Applying the Lens to Relationships
Not the Villain, Not the Victim: How Letting Go of Blame Strengthens Relationships
When we stop trying to win in conflict, we start to connect. This piece explores how blame blocks intimacy, and how couples can use empathy, curiosity, and accountability to move from disconnection to understanding.
You Are Not the Enemy: Releasing Self-Blame and Reclaiming Self-Trust
Self-judgment feels like responsibility, but it’s often a reenactment of old pain. This piece explores how to move from internal shame toward self-trust and compassionate self-accountability.
What They Couldn’t Give You: Reframing Family Wounds Without Self-Betrayal or Blame
This essay explores family-of-origin dynamics through the lens of complexity, not condemnation. It discusses how to hold grief and gratitude at once, understand inherited patterns, and make empowered choices that honor both truth and growth.
Integration and Forward Movement
Integration and Authorship: Becoming Who You Choose to Be
This piece explores the final stage of healing; moving beyond blame and into intentional self-authorship.

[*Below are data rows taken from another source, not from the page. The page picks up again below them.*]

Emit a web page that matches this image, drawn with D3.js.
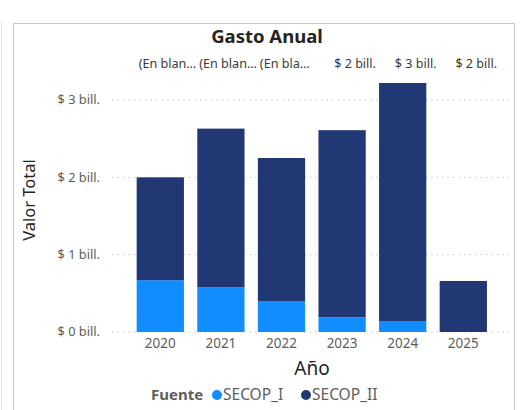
<!DOCTYPE html>
<meta charset="utf-8">
<style>
    body {
        margin: 0;
        background-color: #fff;
    }
    text {
        font-family: "Noto Sans", "Open Sans", sans-serif;
    }
    .grid line {
        stroke: #c8c6c4;
        stroke-dasharray: 1.5, 4;
    }
    text.tick-y {
        font-size: 12.8px;
        fill: #605e5c;
    }
    text.tick-x {
        font-size: 13.5px;
        fill: #605e5c;
    }
    text.total {
        font-size: 12.6px;
        fill: #3b3a39;
    }
    text.axis-title {
        font-size: 16.5px;
        fill: #252423;
    }
    text.legend {
        font-size: 15.5px;
        fill: #605e5c;
    }
</style>
<title>Gasto Anual</title>
<body>
<script src="https://cdn.jsdelivr.net/npm/d3@7"></script>
<div id="graph"></div>
<script>
    var years = ["2020", "2021", "2022", "2023", "2024", "2025"];
    var series = ["SECOP_I", "SECOP_II"];
    var secopI = [0.67, 0.58, 0.40, 0.19, 0.135, 0];
    var secopII = [1.33, 2.05, 1.85, 2.42, 3.085, 0.66];
    var totalLabels = ["(En blan…", "(En blan…", "(En bla…", "$ 2 bill.", "$ 3 bill.", "$ 2 bill."];
    var yTicks = [0, 1, 2, 3];
    var colors = ["#118dff", "#223874"];

    var width = 520, height = 410;

    var svg = d3.select("#graph")
        .append("svg")
        .attr("width", width)
        .attr("height", height);

    // card border
    svg.append("rect")
        .attr("x", 13.5).attr("y", 23.5)
        .attr("width", 501).attr("height", 400)
        .style("fill", "none")
        .style("stroke", "#c8c8c8");
    svg.append("line")
        .attr("x1", 1.5).attr("x2", 1.5).attr("y1", 22).attr("y2", 410)
        .style("stroke", "#e6e6e6");

    var x = d3.scaleBand()
        .domain(years)
        .range([130, 493.6])
        .paddingInner(0.22)
        .paddingOuter(0.11);

    var y = d3.scaleLinear()
        .domain([0, 3])
        .range([332, 100]);

    // gridlines
    svg.append("g")
        .attr("class", "grid")
        .selectAll("line")
        .data(yTicks)
        .enter().append("line")
        .attr("x1", 112).attr("x2", 511)
        .attr("y1", d => y(d)).attr("y2", d => y(d));

    svg.append("g")
        .selectAll("text")
        .data(yTicks)
        .enter().append("text")
        .attr("class", "tick-y")
        .attr("x", 100)
        .attr("y", d => y(d))
        .attr("dy", "0.35em")
        .attr("text-anchor", "end")
        .text(d => "$ " + d + " bill.");

    var rows = years.map((yr, i) => ({year: yr, SECOP_I: secopI[i], SECOP_II: secopII[i]}));
    var stacked = d3.stack().keys(series)(rows);

    svg.append("g")
        .selectAll("g")
        .data(stacked)
        .enter().append("g")
        .style("fill", (d, i) => colors[i])
        .selectAll("rect")
        .data(d => d.filter(p => p[1] - p[0] > 0))
        .enter().append("rect")
        .attr("x", d => x(d.data.year))
        .attr("y", d => y(d[1]))
        .attr("width", x.bandwidth())
        .attr("height", d => y(d[0]) - y(d[1]));

    // total labels: truncated ones start at the bar, the others sit centred
    var truncated = d => d.endsWith("…");
    svg.append("g")
        .selectAll("text")
        .data(totalLabels)
        .enter().append("text")
        .attr("class", "total")
        .attr("x", (d, i) => truncated(d) ? x(years[i]) + 2 : x(years[i]) + x.bandwidth() / 2 + 13)
        .attr("y", 68)
        .attr("text-anchor", d => truncated(d) ? "start" : "middle")
        .text(d => d);

    // x ticks
    svg.append("g")
        .selectAll("text")
        .data(years)
        .enter().append("text")
        .attr("class", "tick-x")
        .attr("x", d => x(d) + x.bandwidth() / 2)
        .attr("y", 348)
        .attr("text-anchor", "middle")
        .text(d => d);

    // titles
    svg.append("text")
        .attr("x", 267).attr("y", 43)
        .attr("text-anchor", "middle")
        .style("font-size", "18.5px")
        .style("font-weight", "bold")
        .style("fill", "#252423")
        .text("Gasto Anual");

    svg.append("text")
        .attr("class", "axis-title")
        .attr("transform", "translate(35,200) rotate(-90)")
        .attr("text-anchor", "middle")
        .text("Valor Total");

    svg.append("text")
        .attr("class", "axis-title")
        .attr("x", 312).attr("y", 375)
        .attr("text-anchor", "middle")
        .style("font-size", "19px")
        .text("Año");

    // legend
    svg.append("text")
        .attr("class", "legend")
        .attr("x", 151).attr("y", 400)
        .style("font-weight", "bold")
        .style("font-size", "15px")
        .text("Fuente");

    var legendX = [217, 306];
    var lg = svg.append("g")
        .selectAll("g")
        .data(series)
        .enter().append("g");
    lg.append("circle")
        .attr("cx", (d, i) => legendX[i])
        .attr("cy", 395)
        .attr("r", 5)
        .style("fill", (d, i) => colors[i]);
    lg.append("text")
        .attr("class", "legend")
        .attr("x", (d, i) => legendX[i] + 6)
        .attr("y", 400)
        .text(d => d);
</script>
</body>
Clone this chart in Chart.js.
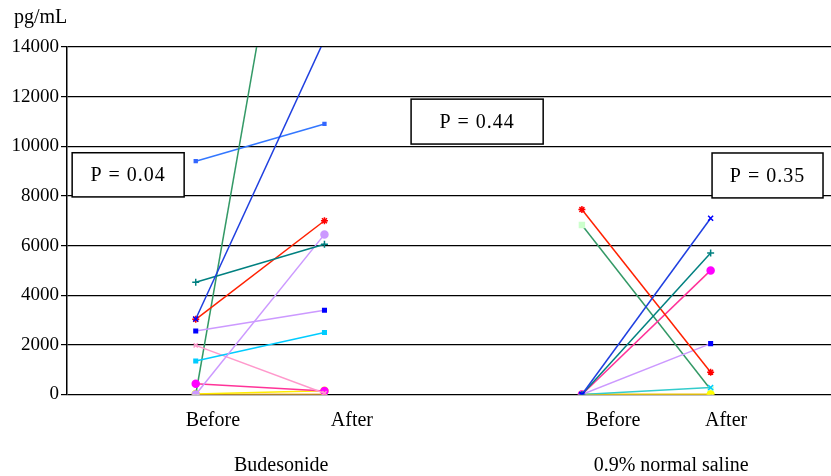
<!DOCTYPE html>
<html>
<head>
<meta charset="utf-8">
<script src="https://cdn.jsdelivr.net/npm/chart.js@4"></script>
<style>
  html, body { margin: 0; padding: 0; background: #fff; }
  #wrap { width: 831px; height: 476px; }
</style>
</head>
<body>
<div id="wrap"><canvas id="chart" width="831" height="476"></canvas></div>
<script>
// Values (pg/mL)
const phaseLabels = ['Before', 'After', 'Before', 'After'];
const groupLabels = ['Budesonide', '0.9% normal saline'];
const pValues = ['P = 0.04', 'P = 0.44', 'P = 0.35'];
const yUnit = 'pg/mL';
const yTicks = [0, 2000, 4000, 6000, 8000, 10000, 12000, 14000];

const budesonideBefore = [3040, 4520, 3030, 0, 2560, 1350, 1980, 430, 0, 9400, 20, 0, 0];
const budesonideAfter = [14300, 6050, 7000, 6450, 3390, 2500, 50, 140, 29600, 10900, 150, 0, 0];
const salineBefore = [0, 0, 7450, 0, 0, 0, 0, 6830, 0, 0];
const salineAfter = [7100, 5700, 900, 2050, 280, 5000, 0, 200, 0, 0];

// Series styles: [line colour, marker colour, marker shape, marker radius]
const budesonideStyles = [
  ['#1f3fe0', '#0000ff', 'crossRot', 3.5],
  ['#008080', '#008080', 'cross', 3.5],
  ['#ff2000', '#ff0000', 'star', 3.5],
  ['#cc99ff', '#cc99ff', 'circle', 3.5],
  ['#cc99ff', '#0000ff', 'rect', 2.5],
  ['#00ccff', '#00ccff', 'rect', 2.5],
  ['#ff99cc', '#ff99cc', 'crossRot', 3],
  ['#ff3399', '#ff00ff', 'circle', 3.5],
  ['#339966', '#ccffcc', 'rect', 3.5],
  ['#3377ff', '#3366ff', 'rect', 2],
  ['#ffee00', '#ffff00', 'circle', 3.5],
  ['#ff9900', '#ffcc99', 'rect', 3],
  ['#cccc99', '#ccffcc', 'rect', 3.5]
];
const salineStyles = [
  ['#1f3fe0', '#0000ff', 'crossRot', 3.5],
  ['#008080', '#008080', 'cross', 3.5],
  ['#ff2000', '#ff0000', 'star', 3.5],
  ['#cc99ff', '#0000ff', 'rect', 2.5],
  ['#33cccc', '#00ccff', 'crossRot', 3.5],
  ['#ff3399', '#ff00ff', 'circle', 3.5],
  ['#ffee00', '#ffff00', 'circle', 3.5],
  ['#339966', '#ccffcc', 'rect', 3.5],
  ['#ff9900', '#ffcc99', 'rect', 3],
  ['#cccc99', '#ccffcc', 'rect', 3.5]
];

// Layout: where the labels and P boxes sit on the x scale (0..xMax)
const xMax = 5.935;
const phaseTickPos = [1.133, 2.213, 4.242, 5.120];
const groupTickPos = [1.664, 4.693];
const pBoxes = [
  { x0: 0.04, x1: 0.91, y0: 7960, y1: 9740 },
  { x0: 2.673, x1: 3.699, y0: 10090, y1: 11900 },
  { x0: 5.011, x1: 5.873, y0: 7920, y1: 9730 }
];

const serif = '"Liberation Serif", "DejaVu Serif", serif';
const font = { family: serif, size: 19 };
const labelFont = { family: serif, size: 20 };

function makeSeries(before, after, styles, xBefore) {
  return before.map((b, i) => {
    const [line, mark, shape, r] = styles[i];
    return {
      data: [{ x: xBefore, y: b }, { x: xBefore + 1, y: after[i] }],
      borderColor: line,
      borderWidth: 1.5,
      pointStyle: shape,
      pointRadius: r,
      pointBackgroundColor: mark,
      pointBorderColor: mark,
      pointBorderWidth: 1.5,
      tension: 0
    };
  });
}

const datasets = [
  ...makeSeries(budesonideBefore, budesonideAfter, budesonideStyles, 1),
  ...makeSeries(salineBefore, salineAfter, salineStyles, 4)
];

// P value boxes and the unit label
const overlay = {
  id: 'overlay',
  afterDraw(chart) {
    const { ctx, scales: { x, y } } = chart;
    ctx.save();
    ctx.font = '20px ' + serif;
    ctx.textAlign = 'center';
    ctx.textBaseline = 'middle';
    ctx.letterSpacing = '1px';
    pBoxes.forEach((b, i) => {
      const l = x.getPixelForValue(b.x0), r = x.getPixelForValue(b.x1);
      const t = y.getPixelForValue(b.y1), bt = y.getPixelForValue(b.y0);
      ctx.fillStyle = '#fff';
      ctx.fillRect(l, t, r - l, bt - t);
      ctx.lineWidth = 1.5;
      ctx.strokeStyle = '#000';
      ctx.strokeRect(l, t, r - l, bt - t);
      ctx.fillStyle = '#000';
      ctx.fillText(pValues[i], (l + r) / 2, (t + bt) / 2 + 1);
    });
    ctx.letterSpacing = '0px';
    ctx.textAlign = 'left';
    ctx.fillText(yUnit, 14, 18);
    ctx.restore();
  }
};

function labelAxis(positions, labels, height, pad) {
  return {
    type: 'linear',
    position: 'bottom',
    min: 0,
    max: xMax,
    grid: { display: false, drawTicks: false },
    border: { display: false },
    afterBuildTicks: axis => { axis.ticks = positions.map(v => ({ value: v })); },
    afterFit: axis => { axis.height = height; },
    ticks: {
      callback: (v, i) => labels[i],
      autoSkip: false,
      maxRotation: 0,
      padding: pad,
      color: '#000',
      font: labelFont
    }
  };
}

new Chart(document.getElementById('chart'), {
  type: 'line',
  data: { datasets: datasets },
  plugins: [overlay],
  options: {
    responsive: false,
    animation: false,
    layout: { autoPadding: false, padding: { top: 47, right: 0, bottom: 0, left: 0 } },
    plugins: { legend: { display: false }, tooltip: { enabled: false } },
    scales: {
      x: labelAxis(phaseTickPos, phaseLabels, 45, 14),
      x2: labelAxis(groupTickPos, groupLabels, 36.5, 14),
      y: {
        min: 0,
        max: 14000,
        afterBuildTicks: axis => { axis.ticks = yTicks.map(v => ({ value: v })); },
        afterFit: axis => { axis.width = 67; },
        grid: { color: '#000', lineWidth: 1.2, tickLength: 6 },
        border: { color: '#000', width: 1.5 },
        ticks: { padding: 2, color: '#000', font: font, callback: v => String(v) }
      }
    }
  }
});
</script>
</body>
</html>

It is an invitation to recognize patterns across relationships, family, and inner narratives; not to relive the past, but to reclaim the power to choose what comes next. With clarity, compassion, and conscious practice, integration becomes the bridge between who you’ve been and who you are becoming.
So step forward; not because everything is resolved, but because you are ready to become something more than what hurt you.